Other technology challenges arise from the arrival of application programming interfaces and machine learning tools, while the demand for real-time retail payments can make it harder to implement effective defences against money laundering, terrorist financing, identity theft or other forms of fraud.

Shafik sets out the four overarching questions which the blueprint for sterling settlement will seek to answer. First, what should the Bank’s policy objectives be in the delivery of sterling settlement in central bank money? Second, what functions should the UK High Value Payments System have? Third, who should be able to access it, and how? And, fourth, what should the role of the Bank of England be in the delivery of that service?
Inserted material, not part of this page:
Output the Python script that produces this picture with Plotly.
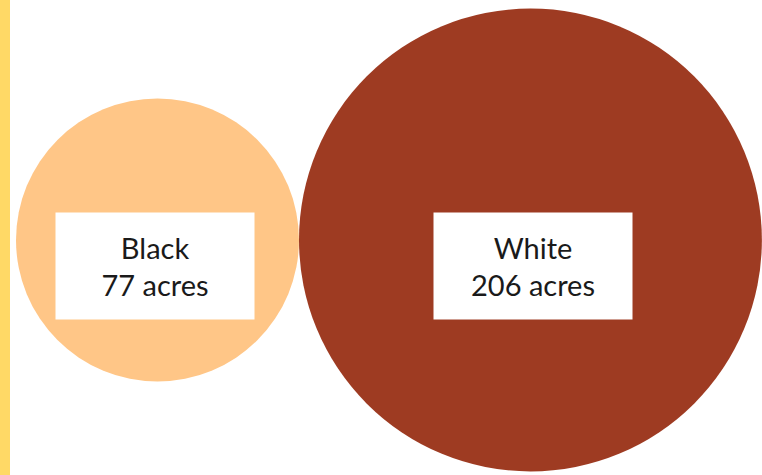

Shafik emphasises that “when we make investment decisions in systems that will last for a decade or more, they need to enable the kinds of changes that users will demand. So we need to make sure that we have ‘optionality’ built in so that we can cope with different states of the world".

Comments: (1)

Ketharaman Swaminathan
Ketharaman Swaminathan - GTM360 Marketing Solutions - Pune 29 January, 2016, 13:49Be the first to give this comment the thumbs up 0 likes

I totally agree that downtime in electronic payment systems causes pathetic Customer Experience. But to claim that it causes "great damage to an economy" is a major exaggeration. Take India for example: It has a relatively high rate of failed electronic payments and it also the highest growth rate among the world's large economies. When a card payment fails, people switch to cash; when an NEFT payment fails, people switch to card. There's no major damage to the economy. IMO, it's a very fragile economy in the first place if people give up economic activity just because one mode of payment is not available for a few hours. Not for a second am I advocating downtime but it's just that, in my experience, over spec'cing uptime % - Three 9s / Five 9s etc. - on the basis of doomsday predictions of consequences of downtime often multiplies project cost. This in turn renders many projects unviable or, worse, to diversion of part of testing budgets to infrastructure.